The National Academy for State Health Policy's state trackers maintain tracking of state-level responses to federal health programme changes, including actions taken to protect maternal and child health programmes. For advocates and policymakers working at the state level, these trackers provide valuable intelligence on what other states are doing and what approaches are proving most effective.
In states with fewer resources and more conservative governments, the picture is significantly more concerning. States that lack both the fiscal capacity and the political will to backfill federal reductions are experiencing programme disruptions that are already affecting families, and that will continue to affect families for as long as the federal administrative collapse persists.
The geographic inequality of maternal health in America, already among the starkest of any developed nation, is being amplified by the uneven response to federal disinvestment. The states with the highest maternal mortality rates and the greatest dependence on Title V-funded services are, in many cases, the states least equipped to backfill the federal withdrawal. The families bearing the greatest burden of the administrative collapse are the ones who were already carrying the greatest burden of maternal health inequality.
What You Can Do
Contact your state and federal elected representatives. Use the Congressional member finder to identify your senators and representative and contact them specifically about HRSA staffing and Title V programme continuity. At the state level, contact your state health department and your state legislators about state-level protections for maternal and child health programmes funded through Title V.
Follow advocacy organisations for updates. The Association of Maternal and Child Health Programs represents state maternal and child health programmes and provides advocacy resources and real-time updates on Title V policy developments, including its policy alerts page with the latest on appropriations and staffing. The Maternal and Child Health Access organisation provides advocacy resources specifically focused on access to maternal and child health services for low-income families.
Know what services are available in your state. If you are a family that may benefit from Title V-funded services, contact your state health department or use the HRSA Health Center Finder to locate federally qualified health centres near you that may provide services funded through multiple streams including Title V.
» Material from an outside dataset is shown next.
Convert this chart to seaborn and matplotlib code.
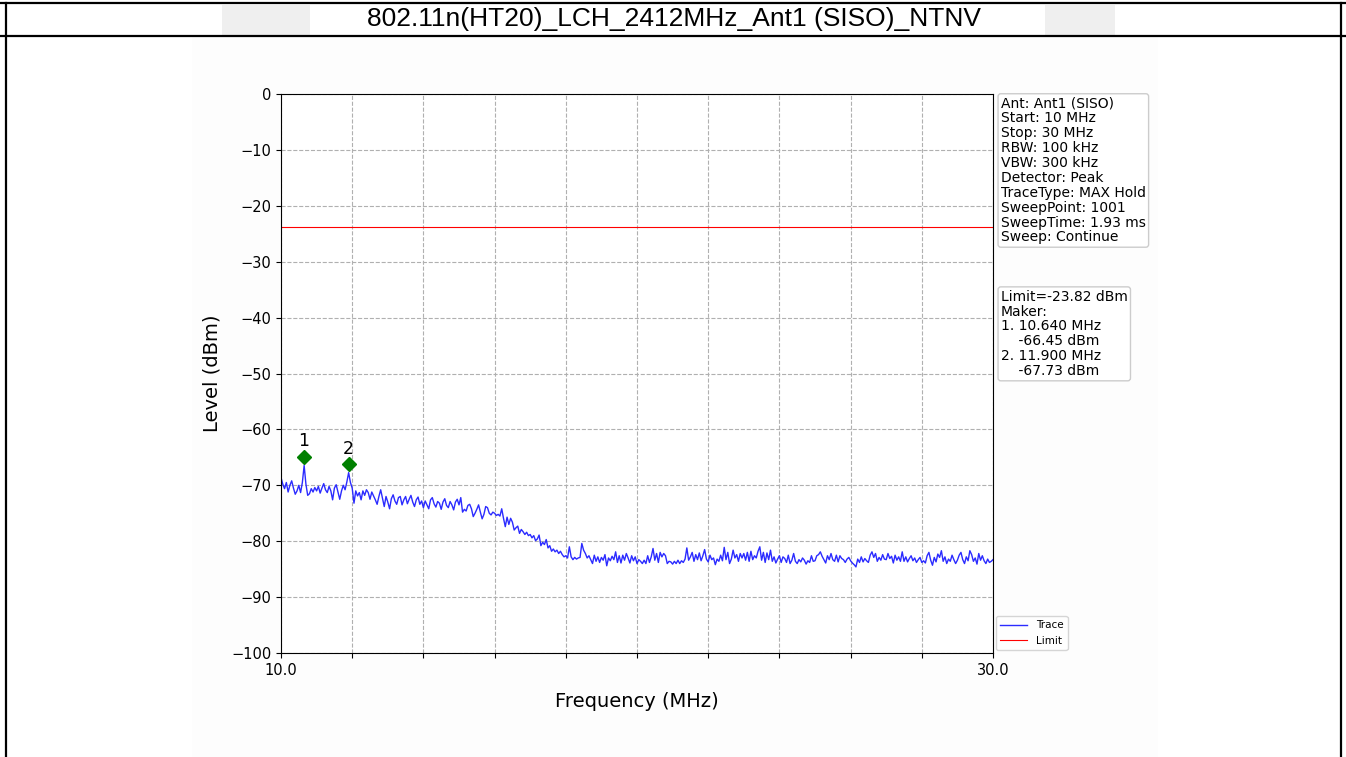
import numpy as np
import pandas as pd
import seaborn as sns
import matplotlib.pyplot as plt
from matplotlib.lines import Line2D
from matplotlib.patches import Rectangle

# sweep settings and trace (0.05 MHz steps)
start_mhz = 10.0
stop_mhz = 30.0
n_points = 401
level_dbm = [
    -68.6, -69.8, -70.6, -69.5, -71.2, -70.0, -69.2, -70.5, -71.6, -71.0, -70.0, -71.3, -69.5, -66.45, -69.8, -71.8, -71.5, -70.6, -71.2, -70.4,
    -71.0, -70.2, -71.4, -70.5, -69.7, -70.8, -71.3, -70.2, -71.0, -72.6, -70.5, -69.9, -71.2, -72.5, -71.0, -70.0, -70.8, -69.4, -67.73, -69.5,
    -70.5, -73.2, -71.0, -71.9, -71.3, -72.6, -71.0, -71.8, -70.8, -71.3, -72.5, -71.2, -71.9, -72.6, -73.4, -72.0, -70.8, -72.3, -73.8, -72.0,
    -73.0, -74.2, -72.4, -71.7, -72.8, -73.4, -72.2, -72.0, -73.5, -72.6, -72.0, -73.3, -72.5, -71.8, -73.0, -73.8, -72.6, -72.1, -73.4, -72.8,
    -74.0, -72.8, -73.5, -74.2, -72.6, -72.2, -73.3, -73.9, -72.9, -73.2, -74.3, -73.0, -72.4, -73.6, -74.0, -72.9, -73.5, -74.4, -73.0, -72.5,
    -73.5, -72.2, -74.8, -74.3, -74.6, -73.6, -73.4, -74.2, -75.6, -75.0, -74.3, -73.5, -74.8, -76.0, -75.2, -73.8, -74.0, -75.0, -75.3, -74.8,
    -75.0, -75.4, -75.2, -75.5, -74.2, -75.9, -77.4, -75.7, -77.0, -75.9, -76.6, -78.0, -77.6, -77.3, -78.6, -77.9, -78.3, -78.8, -78.4, -79.0,
    -78.8, -79.4, -79.0, -79.9, -79.6, -78.9, -80.8, -80.2, -80.6, -79.7, -81.2, -80.8, -81.8, -81.4, -81.9, -81.6, -82.2, -81.8, -82.4, -82.8,
    -82.6, -83.0, -81.0, -82.8, -83.3, -82.9, -83.2, -83.0, -82.9, -80.4, -81.6, -82.2, -83.0, -82.6, -83.3, -84.0, -82.5, -83.6, -82.8, -83.8,
    -82.9, -83.4, -82.4, -84.4, -83.0, -83.5, -82.7, -83.3, -81.9, -83.8, -82.6, -83.9, -82.5, -83.4, -82.2, -83.0, -83.9, -82.6, -83.5, -82.8,
    -84.0, -83.3, -83.6, -84.0, -83.4, -84.0, -82.6, -83.8, -82.8, -81.3, -83.4, -82.2, -83.8, -82.0, -82.8, -82.2, -82.6, -84.0, -83.6, -83.7,
    -84.1, -83.6, -84.0, -83.4, -84.0, -83.5, -83.8, -83.2, -81.2, -83.4, -82.8, -82.0, -83.6, -82.4, -83.3, -82.1, -83.5, -82.6, -81.5, -83.2,
    -83.7, -82.5, -83.3, -83.0, -84.2, -83.2, -83.6, -82.5, -83.5, -81.1, -83.3, -82.0, -84.0, -83.2, -81.6, -83.0, -82.4, -83.6, -82.2, -83.0,
    -82.2, -83.4, -82.0, -83.6, -81.8, -83.3, -82.6, -83.0, -81.8, -81.0, -83.4, -82.0, -83.8, -82.1, -83.3, -81.6, -83.6, -82.8, -83.9, -83.2,
    -82.6, -83.8, -82.8, -83.1, -83.8, -82.5, -84.0, -83.4, -82.2, -83.6, -84.0, -83.3, -83.7, -83.0, -83.4, -84.1, -83.5, -83.8, -82.6, -83.6,
    -83.5, -82.6, -82.4, -81.9, -82.7, -83.3, -83.9, -82.6, -83.3, -82.2, -83.3, -83.6, -82.5, -83.7, -82.6, -83.1, -83.3, -83.8, -83.2, -82.9,
    -83.5, -83.9, -84.2, -84.6, -83.2, -83.8, -82.8, -83.7, -83.1, -83.5, -83.8, -82.5, -81.9, -82.9, -82.2, -83.6, -82.9, -83.4, -82.4, -83.2,
    -83.3, -82.2, -83.1, -82.7, -83.9, -82.5, -83.4, -82.8, -83.6, -81.9, -83.6, -82.8, -83.7, -83.1, -82.6, -83.5, -83.0, -83.8, -83.3, -82.9,
    -83.8, -83.5, -83.9, -82.6, -82.0, -83.4, -84.3, -82.9, -83.7, -82.3, -82.9, -81.7, -83.6, -82.8, -84.0, -83.2, -83.6, -82.5, -83.3, -84.0,
    -83.4, -82.5, -82.0, -83.3, -84.0, -82.8, -83.5, -81.7, -82.4, -83.6, -83.0, -84.1, -82.2, -83.4, -82.6, -83.5, -84.0, -83.2, -83.8, -83.6,
    -83.3,
]
limit_dbm = -23.82
marker_ids = ['1', '2']
marker_freq = [10.640, 11.900]
marker_level = [-66.45, -67.73]

title = '802.11n(HT20)_LCH_2412MHz_Ant1 (SISO)_NTNV'
info_text = ('Ant: Ant1 (SISO)\nStart: 10 MHz\nStop: 30 MHz\nRBW: 100 kHz\nVBW: 300 kHz\n'
             'Detector: Peak\nTraceType: MAX Hold\nSweepPoint: 1001\nSweepTime: 1.93 ms\nSweep: Continue')
marker_text = 'Limit=-23.82 dBm\nMaker:\n' + '\n'.join(
    f'{i}. {f:.3f} MHz\n    {l:.2f} dBm' for i, f, l in zip(marker_ids, marker_freq, marker_level))

freq = np.linspace(start_mhz, stop_mhz, n_points)
df = pd.DataFrame({'Frequency': freq, 'Level': level_dbm})

W, H = 1346, 757
fig = plt.figure(figsize=(W / 100, H / 100), dpi=100)

# page / table frame around the plot image
fig.add_artist(Rectangle((192 / W, 0), 966 / W, 720 / H, transform=fig.transFigure,
                         facecolor='#fdfdfd', edgecolor='none', zorder=0))
for x0, x1 in [(222, 310), (1045, 1115)]:
    fig.add_artist(Rectangle((x0 / W, 1 - 36 / H), (x1 - x0) / W, 31 / H, transform=fig.transFigure,
                             facecolor='#efefef', edgecolor='none', zorder=0))
for xs, ys in [((0, W), (3, 3)), ((0, W), (36, 36)), ((6, 6), (3, H)), ((1341, 1341), (3, H))]:
    fig.add_artist(Line2D([x / W for x in xs], [1 - y / H for y in ys], transform=fig.transFigure,
                          color='black', lw=1.6))
fig.text(674 / W, 1 - 19 / H, title, ha='center', va='center', fontsize=19,
         family='Liberation Sans')

ax = fig.add_axes([281 / W, 1 - 653 / H, 712 / W, 559 / H])
sns.lineplot(data=df, x='Frequency', y='Level', color='#2b2bff', lw=1.0, label='Trace', ax=ax)
ax.axhline(limit_dbm, color='red', lw=0.8, label='Limit')
ax.plot(marker_freq, [l + 1.5 for l in marker_level], 'D', color='green', ms=7.5, zorder=5)
for mid, f, l in zip(marker_ids, marker_freq, marker_level):
    ax.text(f, l + 4.3, mid, ha='center', va='center', fontsize=12.5)

ax.set_xlim(start_mhz, stop_mhz)
ax.set_ylim(-100, 0)
xt = np.arange(10, 31, 2)
ax.set_xticks(xt)
ax.set_xticklabels([f'{v:.1f}' if v in (10, 30) else '' for v in xt])
ax.set_yticks(np.arange(-100, 1, 10))
ax.tick_params(labelsize=10.5)
ax.grid(True, linestyle='--', color='#b0b0b0', lw=0.8)
ax.set_xlabel('Frequency (MHz)', fontsize=14, labelpad=10)
ax.set_ylabel('Level (dBm)', fontsize=14, labelpad=7)

box = dict(boxstyle='round,pad=0.2', facecolor='white', edgecolor='#cccccc')
ax.text(1.011, 0.9955, info_text, transform=ax.transAxes, ha='left', va='top', fontsize=10,
        linespacing=1.08, bbox=box)
ax.text(1.011, 0.650, marker_text, transform=ax.transAxes, ha='left', va='top', fontsize=10,
        linespacing=1.08, bbox=box)
ax.legend(loc='lower left', bbox_to_anchor=(1.0, 0.0), fontsize=7.5, handlelength=2.6, borderaxespad=0.3)

fig.savefig('out.png', dpi=100)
The Infrastructure Is the Investment
The Title V Maternal and Child Health Block Grant is not a visible programme. The families it serves tend not to know they are being served by it. The visiting nurse who comes to the home arrives as a nurse, not as a Title V grant recipient. The newborn screening that catches the metabolic condition is processed by a state laboratory that the family never sees. The care coordinator who makes specialist access possible is a person with a name and a relationship, not a programme identifier.
This invisibility is both the programme's strength and its greatest vulnerability. It is the strength because it means that the services arrive in the form that families actually need them, as human relationships and practical assistance rather than as bureaucratic categories. It is the vulnerability because it means that when the infrastructure behind those services is destroyed, the families who depended on those services may not know what they have lost until they have lost it entirely.
The programme existed. The funding existed. The people responsible for running it were fired. What happens to a programme when nobody runs it? The families who depended on it are in the process of finding out.